Symphony by Joseph Haydn

The Symphony No. 26 in D minor, Hob. I:26, is one of the early Sturm und Drang symphonies written by Joseph Haydn. It was written under the auspices of Prince Nikolaus Esterházy, and is from the late 1760s, when Haydn began to experiment with minor key symphonic writing. It is also one of his first minor key symphonies.
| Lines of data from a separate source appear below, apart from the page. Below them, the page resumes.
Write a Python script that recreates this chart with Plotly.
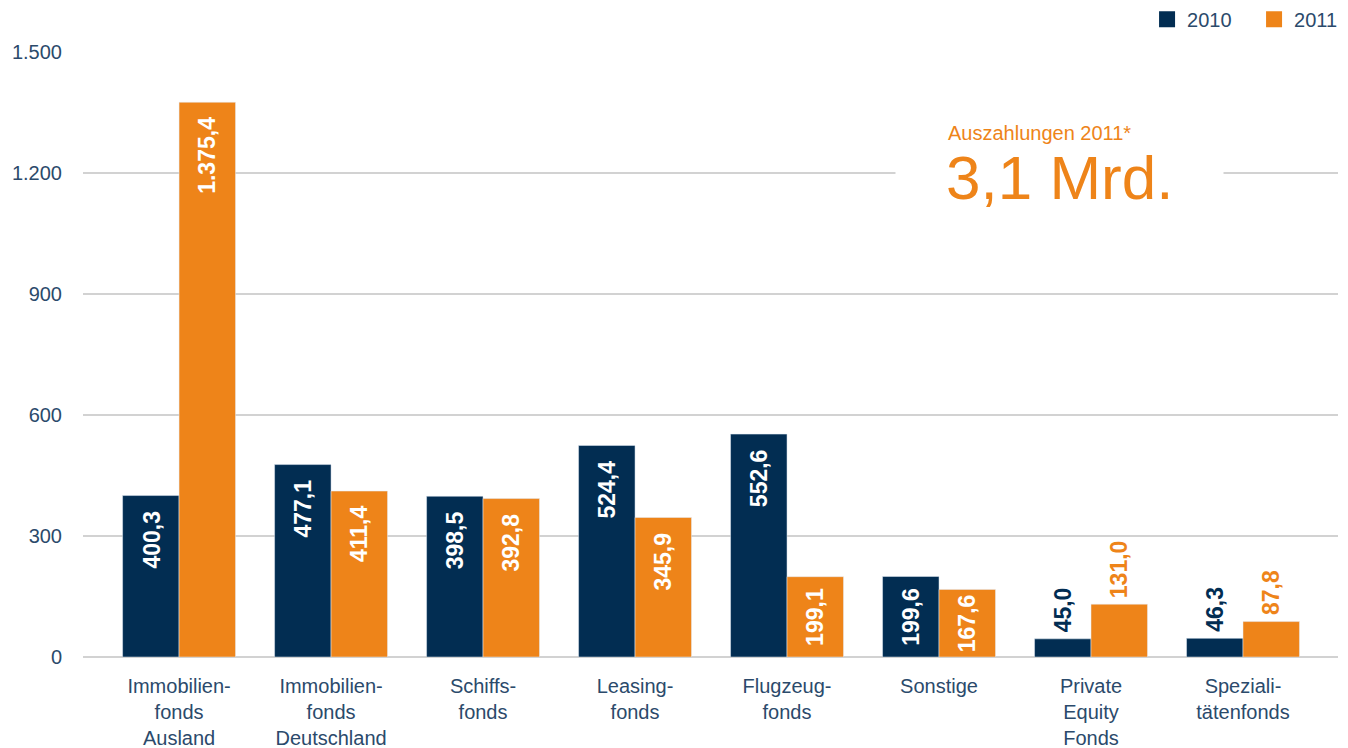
import plotly.graph_objects as go

# Datos (Mio. EUR)
categories = [
    "Immobilien-<br>fonds<br>Ausland",
    "Immobilien-<br>fonds<br>Deutschland",
    "Schiffs-<br>fonds",
    "Leasing-<br>fonds",
    "Flugzeug-<br>fonds",
    "Sonstige",
    "Private<br>Equity<br>Fonds",
    "Speziali-<br>tätenfonds",
]
values_2010 = [400.3, 477.1, 398.5, 524.4, 552.6, 199.6, 45.0, 46.3]
values_2011 = [1375.4, 411.4, 392.8, 345.9, 199.1, 167.6, 131.0, 87.8]
y_ticks = [0, 300, 600, 900, 1200, 1500]
y_ticktext = ["0", "300", "600", "900", "1.200", "1.500"]

NAVY = "#022d52"
ORANGE = "#ee8419"
TXT = "#2b4a6b"
GRID = "#d2d2d2"
FONT = "Liberation Sans, Arial, Helvetica, sans-serif"


def de_fmt(v):
    s = f"{v:,.1f}"
    return s.replace(",", "X").replace(".", ",").replace("X", ".")


fig = go.Figure()
fig.add_trace(go.Bar(x=categories, y=values_2010, marker_color=NAVY,
                     showlegend=False, hoverinfo="skip"))
fig.add_trace(go.Bar(x=categories, y=values_2011, marker_color=ORANGE,
                     showlegend=False, hoverinfo="skip"))

# Legendeneinträge mit größeren Quadraten
for name, col in [("2010", NAVY), ("2011", ORANGE)]:
    fig.add_trace(go.Scatter(x=[None], y=[None], mode="markers", name=name,
                             marker=dict(symbol="square", size=20, color=col)))

# Wertelabels (gedreht)
for vals, col, shift in [(values_2010, NAVY, -28), (values_2011, ORANGE, 28)]:
    for cat, v in zip(categories, vals):
        if v < 150:
            fig.add_annotation(x=cat, y=v, text=f"<b>{de_fmt(v)}</b>", textangle=-90,
                               showarrow=False, xshift=shift, yanchor="bottom", yshift=4,
                               font=dict(family=FONT, size=23, color=col))
        elif v < 250:
            fig.add_annotation(x=cat, y=v / 2, text=f"<b>{de_fmt(v)}</b>", textangle=-90,
                               showarrow=False, xshift=shift, yanchor="middle",
                               font=dict(family=FONT, size=23, color="white"))
        else:
            fig.add_annotation(x=cat, y=v, text=f"<b>{de_fmt(v)}</b>", textangle=-90,
                               showarrow=False, xshift=shift, yanchor="top", yshift=-13,
                               font=dict(family=FONT, size=23, color="white"))

# Kennzahl
fig.add_annotation(xref="paper", x=0.647, y=1200, xanchor="left", yanchor="middle",
                   text="3,1 Mrd.", showarrow=False, bgcolor="white", borderpad=50,
                   font=dict(family=FONT, size=62, color=ORANGE), yshift=-4)
fig.add_annotation(xref="paper", x=0.688, y=1300, xanchor="left", yanchor="middle",
                   text="Auszahlungen 2011*", showarrow=False,
                   font=dict(family=FONT, size=20, color=ORANGE))

# Seite hat 8px Body-Rand -> Ränder entsprechend verschoben
fig.update_layout(
    width=1348, height=748,
    margin=dict(l=75, r=18, t=44, b=99),
    paper_bgcolor="white", plot_bgcolor="white",
    barmode="group", bargap=0.257, bargroupgap=0,
    font=dict(family=FONT, size=20, color=TXT),
    legend=dict(orientation="h", x=0.845, xanchor="left", y=0.985, yanchor="middle",
                xref="container", yref="container", entrywidth=62,
                font=dict(size=20, color=TXT), tracegroupgap=0),
    xaxis=dict(range=[-0.632, 7.625], showgrid=False, showline=False, zeroline=False,
               automargin=False, ticks="", tickfont=dict(size=20, color=TXT),
               ticklabelstandoff=15),
    yaxis=dict(range=[0, 1500], tickvals=y_ticks, ticktext=y_ticktext,
               automargin=False, showgrid=True, gridcolor=GRID, gridwidth=2,
               zeroline=True, zerolinecolor=GRID, zerolinewidth=2, showline=False,
               ticks="", tickfont=dict(size=20, color=TXT), ticklabelstandoff=20),
)

fig.write_html("out.html")
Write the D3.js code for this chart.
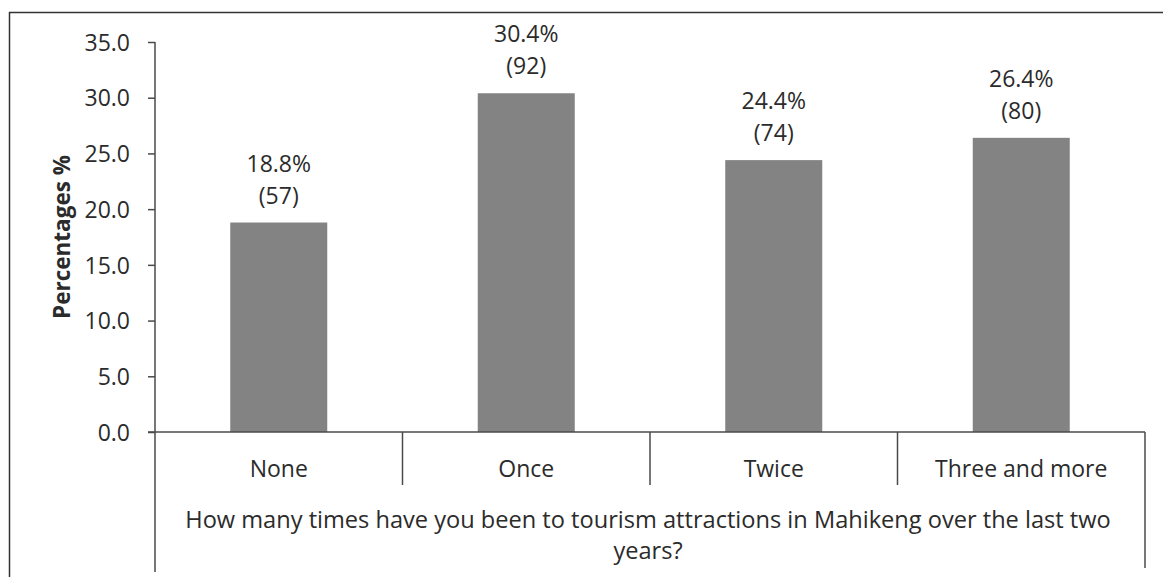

Since Haydn's day, the symphony has been known as Lamentatione or Lamentation because of the Christus motif of the opening movement's second theme. As with most of the nicknamed symphonies, the title is not Haydn's own.

== Background ==
Haydn wrote the symphony for Easter week. H. C. Robbins Landon has dated it to 1768 (possibly 1769). In the absence of the original autograph, it is impossible to verify the date of composition, although this dating is consistent with the work's appearance in the Entwurf Katalog (Haydn's own catalogue of his works). An earlier tradition suggested the symphony had been written for Christmas (at the time a much less significant religious holiday), but the oldest original extant manuscript indicates clearly that the piece was indeed intended for Easter celebrations.

It is an early example of the Sturm und Drang style that would characterize much of Haydn's symphonic output during the period from 1774 to 1775.

Because of its association with Easter week, Haydn incorporates a melody derived from an old plainsong chant of the Passion of Christ, interpolating (as the second theme) this familiar liturgical setting to contrast with the furious opening theme. The same lament is also picked up in the second movement, reinforcing the symphony's link to the Passion through evocation of a melody that would have been familiar to audiences of the time.

== Music ==
The symphony is scored for two oboes, bassoon, two horns, basso continuo, and a string section containing first and second violins, violas, cellos and double basses.